Fabrication of durable super-hydrophilic/underwater super-oleophobic poly(arylene ether nitrile) composite membrane via biomimetic co-deposition for multi-component oily wastewater separation in harsh environments

Abstract The polymer membranes with super-wetting surface have shown promising application for oily wastewater treatment. However, the synergistic separation of multi-component oily wastewater in harsh environments is still a big challenge. In this work, we demonstrated a facile strategy to construct the durable super-hydrophilic/underwater super-oleophobic PEN composite membrane for the synergistic treatment of oil-in-water emulsions and dye. First of all, based on the thermally stable carboxyl poly (aryl ether nitrile), the hydrophilic polymer membrane with rough trench surface was prepared by non-solvent phase conversion, using non-woven fabric (NWF) as template. Secondly, the TiO2 nanoparticles were firmly immobilized onto the membrane surface via biomimetic co-deposition of dopamine (DA), aminopropyltriethoxysilane (APTES), and TiO2 nanoparticles. Especially, the physical confinement effect of rough trench surface, strong adhesion of polydopamine, and chemical crosslinking between APTES and DA contributed to the stable super-wetting performance of composite membrane (CA: 0° and UOC: 151°). Meanwhile, the obtained super-wetting composite membrane exhibited promising synergistic separation performance of multi-component oily wastewater (oil-in-water emulsions and dye). For the separation of oil-in-water emulsions containing 50 ppm methylene blue, the flux and rejection ratio reached 552.25±25 L/(m2.h) and 99.38±1.3%, respectively.
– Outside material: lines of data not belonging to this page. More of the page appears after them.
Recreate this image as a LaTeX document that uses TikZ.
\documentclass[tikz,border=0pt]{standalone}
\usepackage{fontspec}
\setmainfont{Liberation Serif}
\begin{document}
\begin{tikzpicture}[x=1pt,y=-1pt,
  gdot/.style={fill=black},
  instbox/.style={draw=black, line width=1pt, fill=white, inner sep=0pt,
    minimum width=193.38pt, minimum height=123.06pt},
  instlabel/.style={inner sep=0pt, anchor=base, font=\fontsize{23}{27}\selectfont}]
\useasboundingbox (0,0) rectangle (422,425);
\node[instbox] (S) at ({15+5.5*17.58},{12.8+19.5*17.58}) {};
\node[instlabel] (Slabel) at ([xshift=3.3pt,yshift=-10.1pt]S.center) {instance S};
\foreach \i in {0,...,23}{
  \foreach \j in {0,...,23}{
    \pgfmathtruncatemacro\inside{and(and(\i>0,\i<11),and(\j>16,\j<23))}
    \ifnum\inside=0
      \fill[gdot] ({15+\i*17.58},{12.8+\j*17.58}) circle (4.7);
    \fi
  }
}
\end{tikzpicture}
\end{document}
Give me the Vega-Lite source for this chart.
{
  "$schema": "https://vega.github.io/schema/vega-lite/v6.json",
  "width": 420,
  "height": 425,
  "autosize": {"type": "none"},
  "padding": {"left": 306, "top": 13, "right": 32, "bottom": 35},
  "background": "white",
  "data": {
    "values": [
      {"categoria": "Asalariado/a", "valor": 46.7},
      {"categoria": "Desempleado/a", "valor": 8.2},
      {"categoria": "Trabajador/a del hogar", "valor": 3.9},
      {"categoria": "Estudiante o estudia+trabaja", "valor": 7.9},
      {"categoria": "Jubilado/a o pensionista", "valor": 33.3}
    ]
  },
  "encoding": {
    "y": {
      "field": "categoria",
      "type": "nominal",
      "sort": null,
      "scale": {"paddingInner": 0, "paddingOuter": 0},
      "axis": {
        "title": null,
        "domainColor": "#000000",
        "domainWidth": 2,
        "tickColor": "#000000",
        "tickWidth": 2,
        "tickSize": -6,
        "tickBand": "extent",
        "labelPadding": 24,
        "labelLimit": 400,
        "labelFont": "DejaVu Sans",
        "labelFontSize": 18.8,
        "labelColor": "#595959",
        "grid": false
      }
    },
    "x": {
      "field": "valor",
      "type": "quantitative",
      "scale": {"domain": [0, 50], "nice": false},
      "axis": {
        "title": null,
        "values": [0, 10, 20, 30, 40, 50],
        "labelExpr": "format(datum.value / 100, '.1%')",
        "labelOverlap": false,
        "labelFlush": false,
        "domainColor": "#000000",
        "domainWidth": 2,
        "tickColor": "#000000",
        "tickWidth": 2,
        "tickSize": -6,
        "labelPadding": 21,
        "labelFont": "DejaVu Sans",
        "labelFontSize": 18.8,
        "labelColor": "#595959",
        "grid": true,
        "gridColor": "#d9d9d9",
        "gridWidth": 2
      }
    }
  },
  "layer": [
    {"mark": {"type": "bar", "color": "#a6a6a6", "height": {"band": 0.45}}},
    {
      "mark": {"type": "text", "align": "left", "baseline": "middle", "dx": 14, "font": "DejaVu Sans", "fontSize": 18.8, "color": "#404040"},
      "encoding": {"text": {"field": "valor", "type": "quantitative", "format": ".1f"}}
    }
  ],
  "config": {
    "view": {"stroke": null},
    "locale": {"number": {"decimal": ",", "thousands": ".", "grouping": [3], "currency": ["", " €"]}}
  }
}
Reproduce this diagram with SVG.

More importantly, the prepared composite membrane could keep stable super-wetting property and separation efficiency under high-temperature and corrosive environments (80 oC/4 M HCl and 80 oC/1 M NaOH). In addition, the low oil adhesion and high tensile strength endowed the composite membrane with high antifouling resistance and excellent recyclability for the separation of multi-component oily wastewater. This work provides an alternative platform for constructing durable super-wetting composite membrane, which shows the potential application for treating complicated oily wastewater of petro-chemistry industry in harsh environments.